__WRITTEN INSTRUCTION__
Your task is to transcribe all of the data below exactly, omitting the images.

__DATA BLOCK__
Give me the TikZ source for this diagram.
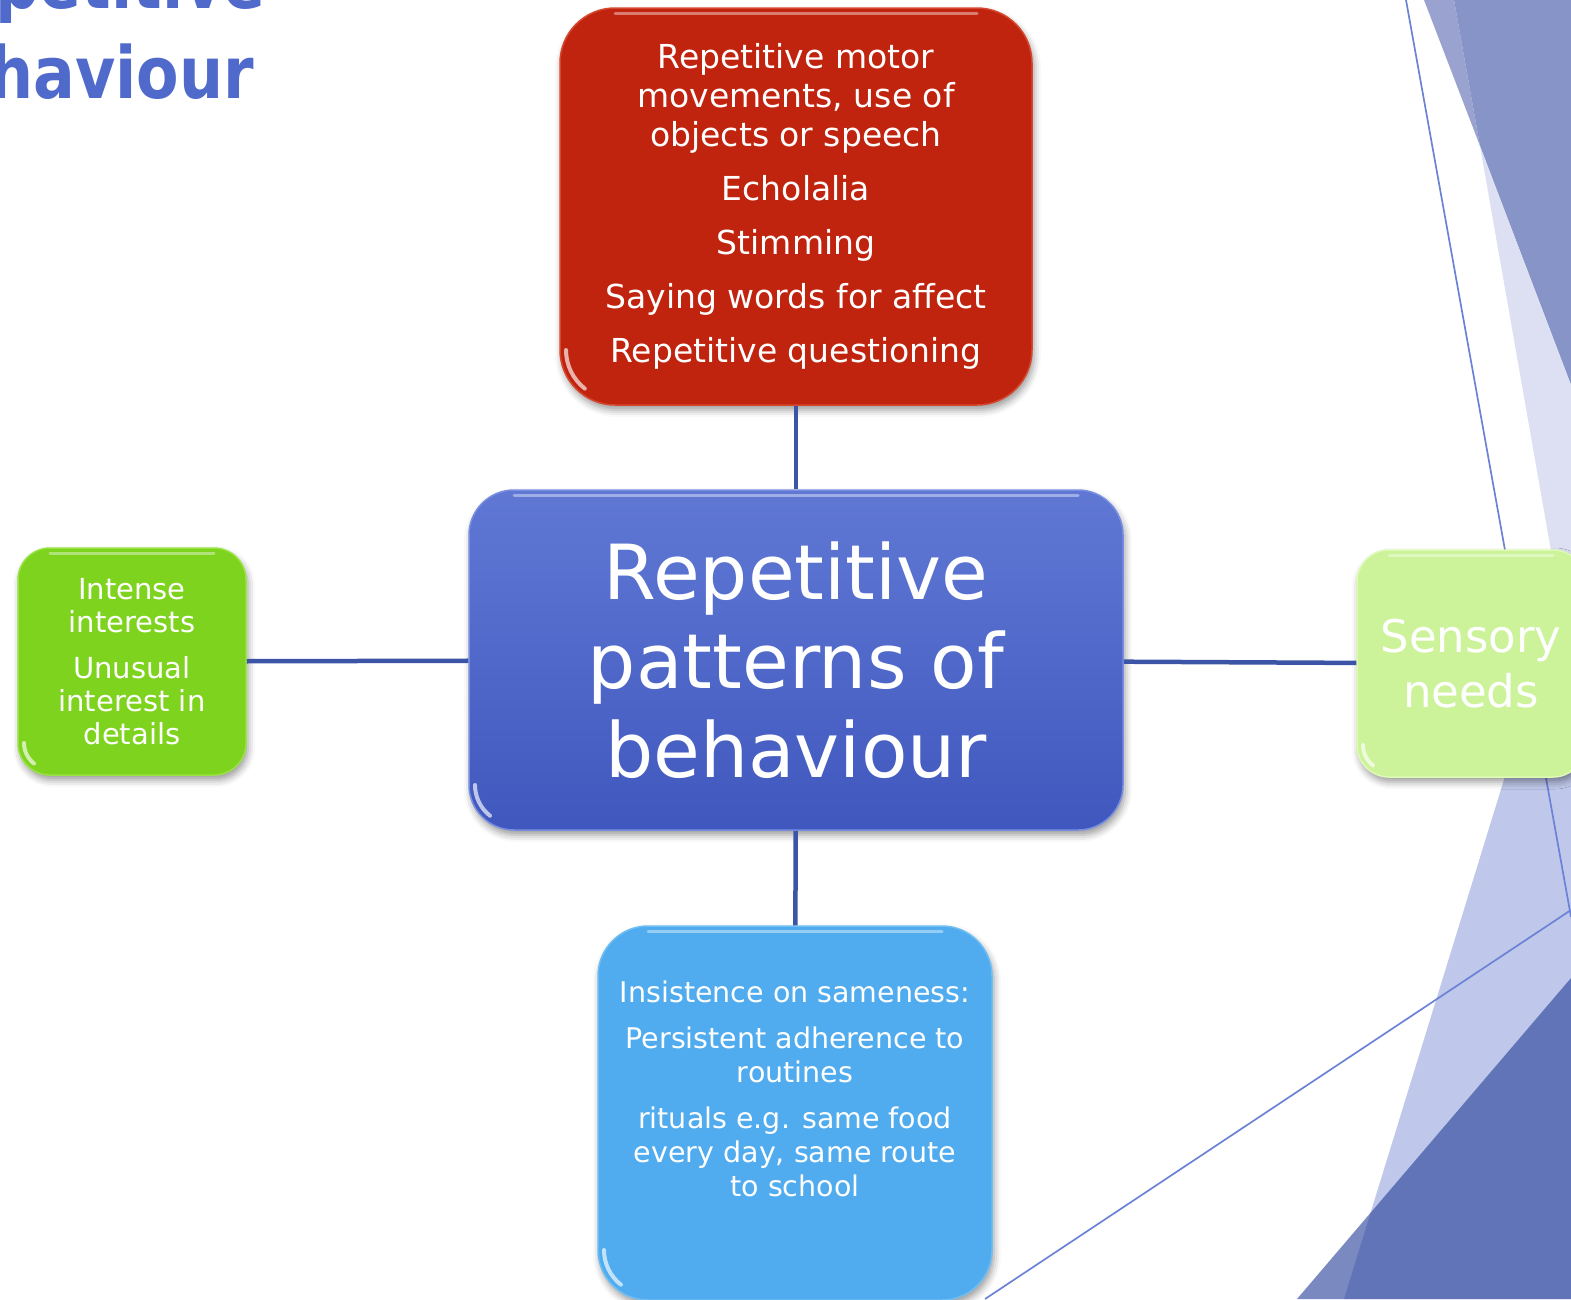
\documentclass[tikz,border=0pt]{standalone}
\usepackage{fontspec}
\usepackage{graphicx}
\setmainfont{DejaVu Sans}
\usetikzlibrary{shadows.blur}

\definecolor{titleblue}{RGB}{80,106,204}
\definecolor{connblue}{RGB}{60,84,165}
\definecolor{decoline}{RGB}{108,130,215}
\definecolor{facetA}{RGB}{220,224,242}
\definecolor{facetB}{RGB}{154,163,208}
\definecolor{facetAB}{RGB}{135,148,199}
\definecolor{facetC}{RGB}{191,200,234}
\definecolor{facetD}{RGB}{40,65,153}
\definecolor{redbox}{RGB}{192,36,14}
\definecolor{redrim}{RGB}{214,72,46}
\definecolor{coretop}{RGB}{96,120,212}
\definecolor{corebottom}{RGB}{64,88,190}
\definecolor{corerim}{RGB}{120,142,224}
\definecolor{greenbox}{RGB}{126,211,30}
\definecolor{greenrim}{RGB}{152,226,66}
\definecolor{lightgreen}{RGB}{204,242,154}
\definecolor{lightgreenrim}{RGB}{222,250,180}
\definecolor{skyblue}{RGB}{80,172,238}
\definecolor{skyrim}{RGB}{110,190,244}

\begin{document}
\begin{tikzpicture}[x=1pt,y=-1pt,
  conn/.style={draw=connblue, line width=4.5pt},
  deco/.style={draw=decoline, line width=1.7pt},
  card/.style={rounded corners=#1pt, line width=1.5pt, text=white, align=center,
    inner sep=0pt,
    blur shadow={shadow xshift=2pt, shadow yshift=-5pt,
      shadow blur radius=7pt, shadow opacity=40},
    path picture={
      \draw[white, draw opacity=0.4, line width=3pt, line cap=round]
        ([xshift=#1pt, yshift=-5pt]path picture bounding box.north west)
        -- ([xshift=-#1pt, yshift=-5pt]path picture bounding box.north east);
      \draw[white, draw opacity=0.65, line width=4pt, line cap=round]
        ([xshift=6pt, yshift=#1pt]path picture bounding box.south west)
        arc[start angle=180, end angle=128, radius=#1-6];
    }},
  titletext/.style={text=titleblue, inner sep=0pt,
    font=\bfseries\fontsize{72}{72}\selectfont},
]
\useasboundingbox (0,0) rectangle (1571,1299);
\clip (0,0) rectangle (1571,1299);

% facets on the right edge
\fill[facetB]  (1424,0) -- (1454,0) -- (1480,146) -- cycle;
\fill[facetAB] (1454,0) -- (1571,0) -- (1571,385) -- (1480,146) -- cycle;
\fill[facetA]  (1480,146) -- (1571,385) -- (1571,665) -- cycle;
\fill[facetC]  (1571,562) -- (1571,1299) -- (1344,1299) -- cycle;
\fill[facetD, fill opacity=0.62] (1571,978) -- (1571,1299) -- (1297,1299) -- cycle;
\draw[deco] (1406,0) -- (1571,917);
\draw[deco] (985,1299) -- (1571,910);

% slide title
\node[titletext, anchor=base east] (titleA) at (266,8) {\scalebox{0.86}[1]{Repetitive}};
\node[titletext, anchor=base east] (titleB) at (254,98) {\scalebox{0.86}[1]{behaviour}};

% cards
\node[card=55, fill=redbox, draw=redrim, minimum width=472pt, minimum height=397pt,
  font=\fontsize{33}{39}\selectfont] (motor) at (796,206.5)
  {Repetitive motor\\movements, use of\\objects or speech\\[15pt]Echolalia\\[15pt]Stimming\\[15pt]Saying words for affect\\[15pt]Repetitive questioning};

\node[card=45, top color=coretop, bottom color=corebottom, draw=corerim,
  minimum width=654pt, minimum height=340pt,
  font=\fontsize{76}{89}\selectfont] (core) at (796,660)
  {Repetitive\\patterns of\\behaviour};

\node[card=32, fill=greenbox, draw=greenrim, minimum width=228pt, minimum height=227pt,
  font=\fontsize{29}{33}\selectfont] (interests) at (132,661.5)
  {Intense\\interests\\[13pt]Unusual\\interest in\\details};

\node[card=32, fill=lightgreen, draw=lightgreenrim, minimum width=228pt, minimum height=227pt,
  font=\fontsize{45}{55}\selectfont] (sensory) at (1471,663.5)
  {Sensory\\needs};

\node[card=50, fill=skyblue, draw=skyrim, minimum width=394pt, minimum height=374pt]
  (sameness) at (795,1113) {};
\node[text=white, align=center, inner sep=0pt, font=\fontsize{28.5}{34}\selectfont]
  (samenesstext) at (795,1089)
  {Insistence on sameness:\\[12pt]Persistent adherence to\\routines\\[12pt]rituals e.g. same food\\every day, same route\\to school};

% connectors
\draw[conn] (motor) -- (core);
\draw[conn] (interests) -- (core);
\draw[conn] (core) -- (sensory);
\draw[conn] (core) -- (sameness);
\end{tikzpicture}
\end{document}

__CORRECT OUTPUT__
Give me the TikZ source for this diagram.
\documentclass[tikz,border=0pt]{standalone}
\usepackage{fontspec}
\usepackage{graphicx}
\setmainfont{DejaVu Sans}
\usetikzlibrary{shadows.blur}

\definecolor{titleblue}{RGB}{80,106,204}
\definecolor{connblue}{RGB}{60,84,165}
\definecolor{decoline}{RGB}{108,130,215}
\definecolor{facetA}{RGB}{220,224,242}
\definecolor{facetB}{RGB}{154,163,208}
\definecolor{facetAB}{RGB}{135,148,199}
\definecolor{facetC}{RGB}{191,200,234}
\definecolor{facetD}{RGB}{40,65,153}
\definecolor{redbox}{RGB}{192,36,14}
\definecolor{redrim}{RGB}{214,72,46}
\definecolor{coretop}{RGB}{96,120,212}
\definecolor{corebottom}{RGB}{64,88,190}
\definecolor{corerim}{RGB}{120,142,224}
\definecolor{greenbox}{RGB}{126,211,30}
\definecolor{greenrim}{RGB}{152,226,66}
\definecolor{lightgreen}{RGB}{204,242,154}
\definecolor{lightgreenrim}{RGB}{222,250,180}
\definecolor{skyblue}{RGB}{80,172,238}
\definecolor{skyrim}{RGB}{110,190,244}

\begin{document}
\begin{tikzpicture}[x=1pt,y=-1pt,
  conn/.style={draw=connblue, line width=4.5pt},
  deco/.style={draw=decoline, line width=1.7pt},
  card/.style={rounded corners=#1pt, line width=1.5pt, text=white, align=center,
    inner sep=0pt,
    blur shadow={shadow xshift=2pt, shadow yshift=-5pt,
      shadow blur radius=7pt, shadow opacity=40},
    path picture={
      \draw[white, draw opacity=0.4, line width=3pt, line cap=round]
        ([xshift=#1pt, yshift=-5pt]path picture bounding box.north west)
        -- ([xshift=-#1pt, yshift=-5pt]path picture bounding box.north east);
      \draw[white, draw opacity=0.65, line width=4pt, line cap=round]
        ([xshift=6pt, yshift=#1pt]path picture bounding box.south west)
        arc[start angle=180, end angle=128, radius=#1-6];
    }},
  titletext/.style={text=titleblue, inner sep=0pt,
    font=\bfseries\fontsize{72}{72}\selectfont},
]
\useasboundingbox (0,0) rectangle (1571,1299);
\clip (0,0) rectangle (1571,1299);

% facets on the right edge
\fill[facetB]  (1424,0) -- (1454,0) -- (1480,146) -- cycle;
\fill[facetAB] (1454,0) -- (1571,0) -- (1571,385) -- (1480,146) -- cycle;
\fill[facetA]  (1480,146) -- (1571,385) -- (1571,665) -- cycle;
\fill[facetC]  (1571,562) -- (1571,1299) -- (1344,1299) -- cycle;
\fill[facetD, fill opacity=0.62] (1571,978) -- (1571,1299) -- (1297,1299) -- cycle;
\draw[deco] (1406,0) -- (1571,917);
\draw[deco] (985,1299) -- (1571,910);

% slide title
\node[titletext, anchor=base east] (titleA) at (266,8) {\scalebox{0.86}[1]{Repetitive}};
\node[titletext, anchor=base east] (titleB) at (254,98) {\scalebox{0.86}[1]{behaviour}};

% cards
\node[card=55, fill=redbox, draw=redrim, minimum width=472pt, minimum height=397pt,
  font=\fontsize{33}{39}\selectfont] (motor) at (796,206.5)
  {Repetitive motor\\movements, use of\\objects or speech\\[15pt]Echolalia\\[15pt]Stimming\\[15pt]Saying words for affect\\[15pt]Repetitive questioning};

\node[card=45, top color=coretop, bottom color=corebottom, draw=corerim,
  minimum width=654pt, minimum height=340pt,
  font=\fontsize{76}{89}\selectfont] (core) at (796,660)
  {Repetitive\\patterns of\\behaviour};

\node[card=32, fill=greenbox, draw=greenrim, minimum width=228pt, minimum height=227pt,
  font=\fontsize{29}{33}\selectfont] (interests) at (132,661.5)
  {Intense\\interests\\[13pt]Unusual\\interest in\\details};

\node[card=32, fill=lightgreen, draw=lightgreenrim, minimum width=228pt, minimum height=227pt,
  font=\fontsize{45}{55}\selectfont] (sensory) at (1471,663.5)
  {Sensory\\needs};

\node[card=50, fill=skyblue, draw=skyrim, minimum width=394pt, minimum height=374pt]
  (sameness) at (795,1113) {};
\node[text=white, align=center, inner sep=0pt, font=\fontsize{28.5}{34}\selectfont]
  (samenesstext) at (795,1089)
  {Insistence on sameness:\\[12pt]Persistent adherence to\\routines\\[12pt]rituals e.g. same food\\every day, same route\\to school};

% connectors
\draw[conn] (motor) -- (core);
\draw[conn] (interests) -- (core);
\draw[conn] (core) -- (sensory);
\draw[conn] (core) -- (sameness);
\end{tikzpicture}
\end{document}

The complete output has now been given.